Australian diplomacy can help put the world on a low-carbon diet | RenewEconomy

Australian diplomacy can help put the world on a low-carbon diet

With the carbon price and bipartisan support for Kyoto 2, Australia is well placed to use the Doha climate summit to help strengthen global ambition.


With summer just around the corner many Australians will be focused on dropping a few pounds to make that first appearance on the beach a little less daunting.

Like a well-toned body on Bondi Beach, the Australian government’s efforts to wean our economy off carbon pollution through the carbon price have captured the attention of the international community.

After years of indulgence and inaction these efforts have been viewed as a sign that Australia is
serious about tackling climate change.

Spare a thought, therefore, for Australia’s climate diplomats who next week will front up in Doha at the annual UN climate summit where they will reveal Australia’s carbon pollution target for the second round of the Kyoto Protocol (‘Kyoto 2’).

Remember that in the first round of the Kyoto Protocol, the Howard government adopted a weak target, whereby our pollution levels were actually allowed to increase to 108 per cent of 1990 levels. This effectively allowed Australia to drag its heels on climate change for more than a decade.

While the government has hosed down expectations of adopting a truly ambitious target under Kyoto 2, at a very minimum other countries are looking to Australia to commit to a target below 100 per cent of 1990 levels.

A target that allowed emissions to stay above 1990 levels during the next round of Kyoto would certainly call into question this Government’s resolve to do our fair share on the global stage.

With the carbon price and associated policies now in place, there is no reason why Australia cannot commit to reducing pollution levels to well below our 1990 baseline. This, combined with a firm commitment to move to a 25 per cent target as the rest of the world moves, will ensure Australia is helping to build momentum within the UN negotiations.

In Doha governments will be focused on delivering steady, incremental progress towards a more comprehensive and effective global response, which they aim to have in place by 2015.

The challenge, however, is to ensure this slow and steady approach doesn’t become an excuse for inaction between now and 2015.

Earlier this week, the World Bank – known for its conservatism and prudence – turned the spotlight on what will be the elephant in the room in Doha: the gap between what the international community says that it wants – to keep global warming below two degrees Celsius – and what the current commitments of individual countries would deliver.

In what he describes as an effort to ‘shock’ the world into action, the chief of the World Bank warned that unless countries are prepared to do more, we should begin preparing for at least four degrees of warming.

The World Bank went on to paint an alarming picture of the ‘devastating’ repercussions this level of warming would have for our economic, social and environmental wellbeing.

With the carbon price in place and bipartisan support for the second phase of the Kyoto Protocol, Australia is well placed to use next week’s UN climate summit in Doha to help strengthen global ambition.

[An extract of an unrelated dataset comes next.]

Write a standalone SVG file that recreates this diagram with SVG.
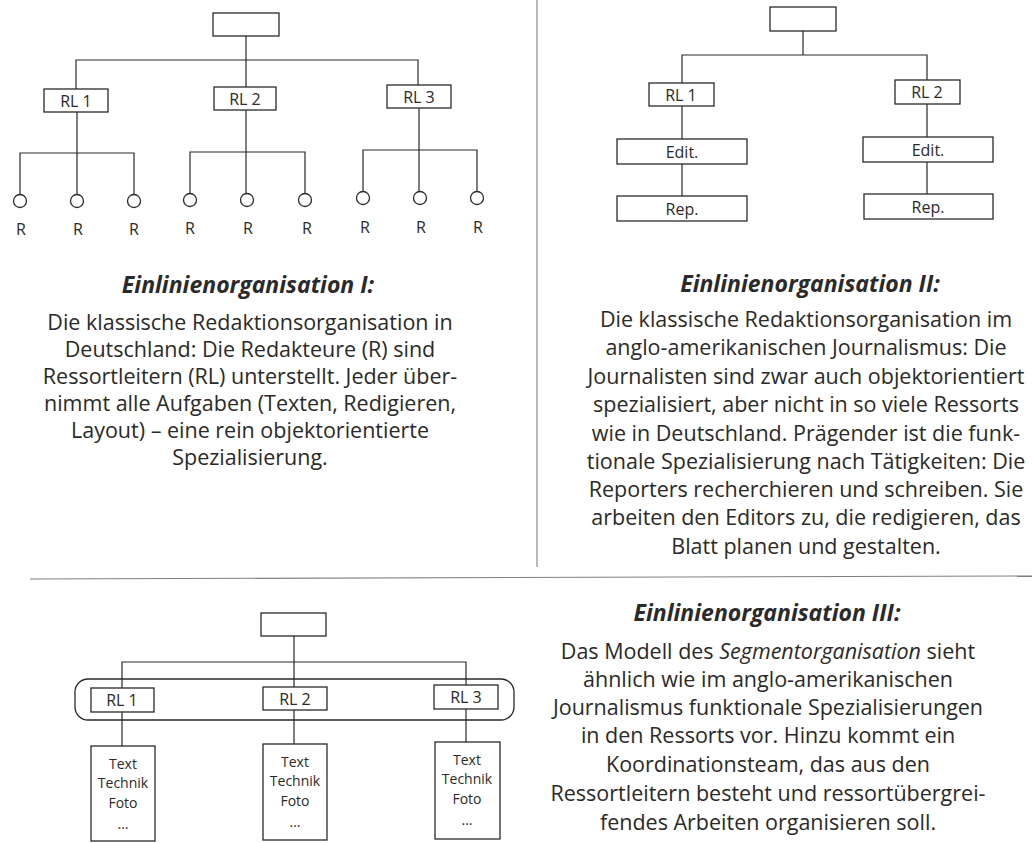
<svg xmlns="http://www.w3.org/2000/svg" width="1032" height="843" viewBox="0 0 1032 843">
  <style>
    .box { fill: #fff; stroke: #2a2a2a; stroke-width: 1.3; }
    .ln { fill: none; stroke: #2a2a2a; stroke-width: 1.2; }
    .sep { fill: none; stroke: #808080; stroke-width: 1.1; }
    .lbl { font-family: "Open Sans", "Noto Sans", sans-serif; font-size: 16px; fill: #2a2a2a; text-anchor: middle; }
    .small { font-family: "Open Sans", "Noto Sans", sans-serif; font-size: 14px; fill: #2a2a2a; text-anchor: middle; }
    .title { font-family: "Open Sans", "Noto Sans", sans-serif; font-size: 23px; font-weight: bold; font-style: italic; fill: #2a2a2a; text-anchor: middle; }
    .body { font-family: "Open Sans", "Noto Sans", sans-serif; font-size: 21.5px; fill: #2a2a2a; text-anchor: middle; }
  </style>
  <rect width="1032" height="843" fill="#fff"/>

  <!-- page separators -->
  <g id="separators">
    <line class="sep" x1="537" y1="0" x2="537" y2="567"/>
    <line class="sep" x1="30" y1="579" x2="1032" y2="576"/>
  </g>

  <!-- ===== Diagram I ===== -->
  <g id="d1-connectors">
    <path class="ln" d="M246,36 V60 M76,89 V60 H418 V85 M246,60 V87"/>
    <path class="ln" d="M77,112 V194 M20,194 V153 H134 V194"/>
    <path class="ln" d="M246,110 V194 M190,194 V152 H305 V194"/>
    <path class="ln" d="M419,108 V192 M363,192 V150 H477 V192"/>
  </g>
  <g id="d1-top"><rect class="box" x="213" y="13" width="66" height="23"/></g>
  <g id="d1-rl1"><rect class="box" x="44" y="89" width="64" height="23"/><text class="lbl" x="76" y="106.5">RL 1</text></g>
  <g id="d1-rl2"><rect class="box" x="214" y="87" width="62" height="23"/><text class="lbl" x="245" y="104.5">RL 2</text></g>
  <g id="d1-rl3"><rect class="box" x="387" y="85" width="64" height="23"/><text class="lbl" x="419" y="102.5">RL 3</text></g>
  <g id="d1-r1"><circle class="box" cx="20" cy="201" r="6.5"/><text class="lbl" x="21" y="235">R</text></g>
  <g id="d1-r2"><circle class="box" cx="77" cy="201" r="6.5"/><text class="lbl" x="78" y="235">R</text></g>
  <g id="d1-r3"><circle class="box" cx="134" cy="201" r="6.5"/><text class="lbl" x="134" y="235">R</text></g>
  <g id="d1-r4"><circle class="box" cx="190" cy="200" r="6.5"/><text class="lbl" x="190" y="234">R</text></g>
  <g id="d1-r5"><circle class="box" cx="247" cy="200" r="6.5"/><text class="lbl" x="248" y="234">R</text></g>
  <g id="d1-r6"><circle class="box" cx="305" cy="200" r="6.5"/><text class="lbl" x="307" y="234">R</text></g>
  <g id="d1-r7"><circle class="box" cx="363" cy="198" r="6.5"/><text class="lbl" x="365" y="233">R</text></g>
  <g id="d1-r8"><circle class="box" cx="420" cy="198" r="6.5"/><text class="lbl" x="421" y="233">R</text></g>
  <g id="d1-r9"><circle class="box" cx="477" cy="198" r="6.5"/><text class="lbl" x="478" y="233">R</text></g>

  <g id="text1">
    <text class="title" x="248" y="293">Einlinienorganisation I:</text>
    <text class="body" x="250" y="330">Die klassische Redaktionsorganisation in</text>
    <text class="body" x="250" y="357">Deutschland: Die Redakteure (R) sind</text>
    <text class="body" x="250" y="384">Ressortleitern (RL) unterstellt. Jeder über-</text>
    <text class="body" x="250" y="411">nimmt alle Aufgaben (Texten, Redigieren,</text>
    <text class="body" x="250" y="438">Layout) – eine rein objektorientierte</text>
    <text class="body" x="250" y="465">Spezialisierung.</text>
  </g>

  <!-- ===== Diagram II ===== -->
  <g id="d2-connectors">
    <path class="ln" d="M803,31 V55 M682,83 V55 H927 V80"/>
    <path class="ln" d="M682,106 V139 M682,164 V196"/>
    <path class="ln" d="M927,104 V137 M927,162 V194"/>
  </g>
  <g id="d2-top"><rect class="box" x="770" y="7" width="66" height="24"/></g>
  <g id="d2-rl1"><rect class="box" x="649" y="83" width="65" height="23"/><text class="lbl" x="681" y="100.5">RL 1</text></g>
  <g id="d2-rl2"><rect class="box" x="895" y="80" width="65" height="24"/><text class="lbl" x="927" y="98">RL 2</text></g>
  <g id="d2-edit1"><rect class="box" x="617" y="139" width="130" height="25"/><text class="lbl" x="682" y="157.5">Edit.</text></g>
  <g id="d2-edit2"><rect class="box" x="863" y="137" width="130" height="25"/><text class="lbl" x="928" y="155.5">Edit.</text></g>
  <g id="d2-rep1"><rect class="box" x="617" y="196" width="130" height="25"/><text class="lbl" x="682" y="214.5">Rep.</text></g>
  <g id="d2-rep2"><rect class="box" x="864" y="194" width="129" height="25"/><text class="lbl" x="928" y="212.5">Rep.</text></g>

  <g id="text2">
    <text class="title" x="810" y="292">Einlinienorganisation II:</text>
    <text class="body" x="806" y="327">Die klassische Redaktionsorganisation im</text>
    <text class="body" x="806" y="355">anglo-amerikanischen Journalismus: Die</text>
    <text class="body" x="806" y="384">Journalisten sind zwar auch objektorientiert</text>
    <text class="body" x="806" y="412">spezialisiert, aber nicht in so viele Ressorts</text>
    <text class="body" x="806" y="441">wie in Deutschland. Prägender ist die funk-</text>
    <text class="body" x="806" y="469">tionale Spezialisierung nach Tätigkeiten: Die</text>
    <text class="body" x="806" y="497">Reporters recherchieren und schreiben. Sie</text>
    <text class="body" x="806" y="525">arbeiten den Editors zu, die redigieren, das</text>
    <text class="body" x="806" y="554">Blatt planen und gestalten.</text>
  </g>

  <!-- ===== Diagram III ===== -->
  <g id="d3-team"><rect class="box" x="75" y="679" width="439" height="41" rx="13" ry="13" style="fill:none"/></g>
  <g id="d3-connectors">
    <path class="ln" d="M294,636 V687 M122,688 V662 H466 V685"/>
    <path class="ln" d="M122,712 V746 M294,710 V744 M466,709 V742"/>
  </g>
  <g id="d3-top"><rect class="box" x="261" y="613" width="65" height="23"/></g>
  <g id="d3-rl1"><rect class="box" x="91" y="688" width="63" height="24"/><text class="lbl" x="122" y="706">RL 1</text></g>
  <g id="d3-rl2"><rect class="box" x="263" y="687" width="64" height="23"/><text class="lbl" x="295" y="704.5">RL 2</text></g>
  <g id="d3-rl3"><rect class="box" x="434" y="685" width="64" height="24"/><text class="lbl" x="466" y="703">RL 3</text></g>
  <g id="d3-sub1"><rect class="box" x="91" y="746" width="64" height="95"/>
    <text class="small" x="123" y="769">Text</text><text class="small" x="123" y="788">Technik</text><text class="small" x="123" y="808">Foto</text><text class="small" x="123" y="829">...</text></g>
  <g id="d3-sub2"><rect class="box" x="263" y="744" width="64" height="96"/>
    <text class="small" x="295" y="767">Text</text><text class="small" x="295" y="786">Technik</text><text class="small" x="295" y="806">Foto</text><text class="small" x="295" y="827">...</text></g>
  <g id="d3-sub3"><rect class="box" x="435" y="742" width="65" height="97"/>
    <text class="small" x="467" y="765">Text</text><text class="small" x="467" y="784">Technik</text><text class="small" x="467" y="804">Foto</text><text class="small" x="467" y="825">...</text></g>

  <g id="text3">
    <text class="title" x="767" y="621">Einlinienorganisation III:</text>
    <text class="body" x="768" y="659">Das Modell des <tspan font-style="italic">Segmentorganisation</tspan> sieht</text>
    <text class="body" x="768" y="687">ähnlich wie im anglo-amerikanischen</text>
    <text class="body" x="768" y="715">Journalismus funktionale Spezialisierungen</text>
    <text class="body" x="768" y="743">in den Ressorts vor. Hinzu kommt ein</text>
    <text class="body" x="768" y="772">Koordinationsteam, das aus den</text>
    <text class="body" x="768" y="801">Ressortleitern besteht und ressortübergrei-</text>
    <text class="body" x="768" y="830">fendes Arbeiten organisieren soll.</text>
  </g>
</svg>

The most important action the Australian government can take in Doha is to commit to a Kyoto 2 that puts Australia’s pollution levels on a downward trajectory to well below the 1990 levels, and clearly commit to do more as other countries ramp up their efforts.

Like a successful diet, in Doha we need governments – including the Australian Government – to exhibit heroic resolve and dogged determination to get global emissions on a safer track.

Will McGoldrick, Climate Change Policy Manager, WWF-Australia. He will be attending the Doha climate summit and a non-government representative.